Tally the lines containing the word "chart", and report the tally alone.

----------

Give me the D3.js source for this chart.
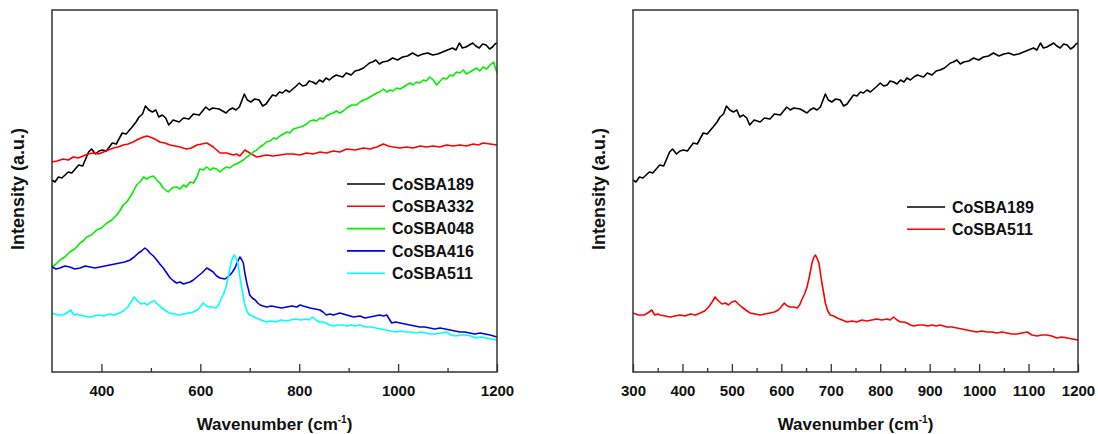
<!doctype html>
<html lang=en>
<head>
  <meta charset=utf-8>
  <title>Raman spectra CoSBA</title>
  <style>
    html, body { margin: 0; padding: 0; background: #fff; }
    svg { display: block; font-family: "Liberation Sans", Arial, sans-serif; }
    .tick text { font-size: 15px; font-weight: bold; fill: #111; }
    .tick line { stroke: #333; stroke-width: 1.3; }
    .frame { fill: none; stroke: #333; stroke-width: 1.5; }
    .curve { fill: none; stroke-width: 1.6; stroke-linejoin: round; }
    .label { font-weight: bold; fill: #111; }
  </style>
  <script src="https://cdn.jsdelivr.net/npm/d3@7"></script>
</head>
<body>
<svg id=chart width=1098 height=434></svg>
<script>
  // spectra, [wavenumber, intensity (a.u.)]
  const coSBA189 = [[300,192],[306,190],[313,195],[320,194],[333,200],[340,199],[354,207],[362,206],[374,220],[380,223],[388,218],[395,221],[402,222],[410,221],[422,229],[430,228],[442,239],[450,238],[462,245],[470,250],[476,255],[483,258],[489,266],[496,262],[503,260],[510,262],[516,255],[523,257],[530,254],[536,247],[545,252],[557,250],[566,254],[577,253],[586,258],[598,257],[611,265],[618,262],[625,264],[638,263],[645,261],[652,259],[658,262],[665,264],[672,262],[679,265],[689,278],[695,272],[702,270],[710,273],[719,272],[726,266],[733,268],[740,273],[746,277],[753,276],[760,280],[766,279],[773,282],[780,280],[787,283],[794,286],[800,289],[807,286],[814,287],[820,291],[827,290],[834,288],[841,292],[848,290],[854,294],[861,292],[868,295],[875,297],[881,296],[888,295],[895,299],[905,297],[913,301],[921,302],[930,304],[942,309],[948,310],[955,312],[962,308],[969,310],[979,311],[989,314],[999,312],[1009,315],[1019,316],[1029,319],[1040,316],[1050,318],[1060,319],[1070,317],[1080,318],[1090,320],[1100,322],[1110,324],[1117,322],[1124,329],[1130,324],[1137,325],[1144,327],[1151,329],[1157,326],[1164,324],[1171,328],[1178,327],[1185,323],[1191,325],[1196,328],[1200,329]]
  const coSBA332 = [[300,210],[310,211],[323,213],[333,212],[343,215],[353,214],[363,216],[373,218],[384,219],[394,218],[404,220],[414,222],[424,224],[434,225],[444,227],[454,228],[464,230],[475,233],[485,235],[492,236],[498,235],[508,233],[518,230],[528,229],[539,227],[549,226],[559,225],[565,224],[572,223],[582,224],[593,227],[603,228],[613,229],[620,227],[626,225],[633,222],[640,219],[653,219],[660,218],[667,217],[673,218],[680,216],[690,222],[700,219],[707,217],[714,215],[724,216],[734,217],[747,216],[761,217],[774,218],[788,218],[801,217],[815,219],[828,218],[842,220],[855,219],[869,221],[882,220],[896,223],[913,222],[930,224],[943,223],[957,225],[970,228],[980,226],[990,225],[1004,224],[1017,225],[1030,224],[1044,226],[1057,225],[1071,226],[1084,225],[1098,227],[1111,226],[1125,227],[1138,226],[1152,228],[1162,227],[1172,229],[1186,228],[1200,227]]
  const coSBA048 = [[300,105],[308,108],[316,112],[326,115],[336,120],[346,123],[357,129],[363,131],[370,135],[380,137],[390,142],[400,144],[411,149],[421,152],[431,157],[437,161],[444,167],[451,170],[458,175],[464,180],[471,187],[478,190],[485,195],[491,193],[498,195],[505,196],[512,192],[518,189],[525,184],[535,180],[543,184],[552,185],[559,183],[566,187],[572,185],[579,190],[586,189],[593,195],[599,203],[606,202],[613,205],[620,202],[626,204],[633,203],[640,200],[646,203],[653,205],[660,204],[667,207],[673,208],[680,210],[687,212],[694,215],[700,217],[707,220],[714,222],[721,225],[727,227],[734,230],[741,231],[748,234],[754,233],[761,236],[768,238],[775,240],[781,239],[788,243],[795,244],[802,245],[808,246],[815,248],[822,251],[829,252],[835,251],[842,254],[848,253],[855,256],[862,258],[869,259],[875,261],[882,259],[889,261],[896,264],[906,267],[916,267],[923,270],[930,272],[936,273],[943,275],[950,277],[957,279],[963,280],[970,283],[977,280],[984,282],[990,281],[997,284],[1004,283],[1011,285],[1017,287],[1024,289],[1030,287],[1037,290],[1044,289],[1051,292],[1057,291],[1064,295],[1071,292],[1078,287],[1085,291],[1091,294],[1098,293],[1105,297],[1111,296],[1118,300],[1125,299],[1132,302],[1138,298],[1145,300],[1152,302],[1159,304],[1165,301],[1172,305],[1179,303],[1186,307],[1193,310],[1200,299]]
  const coSBA416 = [[300,105],[308,103],[316,104],[326,106],[336,105],[346,103],[357,104],[367,106],[377,105],[387,104],[397,105],[407,106],[417,107],[427,108],[437,109],[447,110],[458,112],[466,115],[475,119],[481,121],[488,124],[493,122],[498,119],[505,116],[512,112],[518,108],[525,104],[532,99],[539,94],[546,91],[552,89],[559,90],[566,88],[572,89],[579,90],[586,92],[593,95],[603,99],[613,104],[620,102],[626,100],[633,96],[640,94],[650,93],[655,95],[660,97],[665,100],[670,104],[675,110],[680,115],[684,112],[687,109],[690,99],[694,89],[700,77],[705,74],[711,72],[716,69],[721,67],[727,66],[734,65],[744,66],[754,65],[764,64],[775,65],[785,66],[795,65],[802,67],[808,66],[815,65],[822,64],[832,63],[842,62],[848,60],[855,57],[862,58],[869,57],[876,58],[882,59],[889,58],[896,57],[910,55],[923,56],[933,54],[943,55],[953,56],[963,57],[970,56],[977,57],[982,53],[987,49],[995,50],[1004,49],[1014,48],[1024,47],[1034,46],[1044,45],[1054,45],[1064,44],[1074,43],[1085,44],[1095,43],[1105,42],[1115,41],[1125,40],[1135,40],[1145,39],[1155,38],[1166,39],[1176,38],[1186,37],[1193,36],[1200,35]]
  const coSBA511 = [[300,59],[311,57],[322,57],[330,59],[338,62],[344,57],[350,58],[355,57],[365,56],[375,55],[385,56],[395,57],[405,56],[416,58],[426,57],[436,59],[445,61],[453,65],[460,70],[466,75],[473,71],[480,68],[487,69],[493,67],[500,70],[507,71],[513,68],[520,65],[528,62],[537,59],[547,58],[557,57],[567,58],[577,59],[586,60],[594,62],[598,64],[606,69],[612,66],[618,65],[625,65],[632,64],[637,67],[642,73],[647,78],[652,85],[657,96],[662,109],[666,115],[669,117],[672,114],[676,109],[679,99],[682,89],[686,78],[689,69],[694,61],[699,57],[706,56],[713,54],[723,52],[733,50],[743,51],[753,50],[763,52],[773,51],[783,52],[793,53],[803,52],[814,53],[820,52],[827,55],[834,52],[841,50],[848,50],[854,49],[861,47],[868,46],[878,47],[888,47],[896,46],[905,47],[913,46],[921,47],[928,46],[935,45],[945,45],[955,44],[965,43],[975,42],[985,41],[995,40],[1005,41],[1016,40],[1026,40],[1036,39],[1046,40],[1056,39],[1066,38],[1076,38],[1087,39],[1097,40],[1107,37],[1117,36],[1127,37],[1137,37],[1147,36],[1157,34],[1167,35],[1178,34],[1189,33],[1200,32]]

  const leftNames = ['CoSBA189', 'CoSBA332', 'CoSBA048', 'CoSBA416', 'CoSBA511']
  const leftColors = ['#000000', '#ff0000', '#00ee00', '#0000ee', '#00ffff']
  const leftSeries = [coSBA189, coSBA332, coSBA048, coSBA416, coSBA511]

  const rightNames = ['CoSBA189', 'CoSBA511']
  const rightColors = ['#000000', '#ff0000']
  const rightSeries = [coSBA189, coSBA511]

  const leftMajor = [400, 600, 800, 1000, 1200]
  const leftMinor = [500, 700, 900, 1100]
  const rightMajor = [300, 400, 500, 600, 700, 800, 900, 1000, 1100, 1200]
  const rightMinor = [350, 450, 550, 650, 750, 850, 950, 1050, 1150]

  const plotTop = 10
  const plotBottom = 372
  const svg = d3.select('#chart')

  function panel(left, right, names, colors, series, major, minor, legend) {
    const g = svg.append('g')
    const x = d3.scaleLinear().domain([300, 1200]).range([left, right])
    const y = d3.scaleLinear().domain([0, plotBottom - plotTop]).range([plotBottom, plotTop])

    const line = d3.line()
      .x(d => x(d[0]))
      .y(d => y(d[1]))

    series.forEach((s, i) => {
      g.append('path')
        .attr('class', 'curve')
        .attr('stroke', colors[i])
        .datum(s)
        .attr('d', line)
    })

    const gx = g.append('g')
      .attr('transform', 'translate(0,' + plotBottom + ')')
      .call(d3.axisBottom(x).tickValues(major).tickSize(-8).tickPadding(13).tickFormat(d3.format('d')))
    gx.select('.domain').remove()
    const gm = g.append('g')
      .attr('transform', 'translate(0,' + plotBottom + ')')
      .call(d3.axisBottom(x).tickValues(minor).tickSize(-4).tickFormat(''))
    gm.select('.domain').remove()

    g.append('rect')
      .attr('class', 'frame')
      .attr('x', left)
      .attr('y', plotTop)
      .attr('width', right - left)
      .attr('height', plotBottom - plotTop)

    const title = g.append('text')
      .attr('class', 'label')
      .attr('x', (left + right) / 2)
      .attr('y', 430)
      .attr('text-anchor', 'middle')
      .style('font-size', '17px')
    title.append('tspan').text('Wavenumber (cm')
    title.append('tspan').attr('dy', -7).style('font-size', '10px').text('-1')
    title.append('tspan').attr('dy', 7).text(')')

    g.append('text')
      .attr('class', 'label')
      .attr('transform', 'translate(' + (left - 34) + ',189) rotate(-90)')
      .attr('text-anchor', 'middle')
      .attr('dy', '0.35em')
      .style('font-size', '18px')
      .text('Intensity (a.u.)')

    const lg = g.append('g')
    names.forEach((name, i) => {
      const ly = legend.y + i * 22.3
      lg.append('line')
        .attr('x1', legend.x).attr('x2', legend.x + 38)
        .attr('y1', ly).attr('y2', ly)
        .attr('stroke', colors[i])
        .attr('stroke-width', 1.6)
      lg.append('text')
        .attr('class', 'label')
        .attr('x', legend.x + 45)
        .attr('y', ly)
        .attr('dy', '0.36em')
        .style('font-size', '16px')
        .text(name)
    })
  }

  panel(52, 497, leftNames, leftColors, leftSeries, leftMajor, leftMinor, { x: 347, y: 184 })
  panel(633, 1078, rightNames, rightColors, rightSeries, rightMajor, rightMinor, { x: 907, y: 207 })
</script>
</body>
</html>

----------

Written answer: 3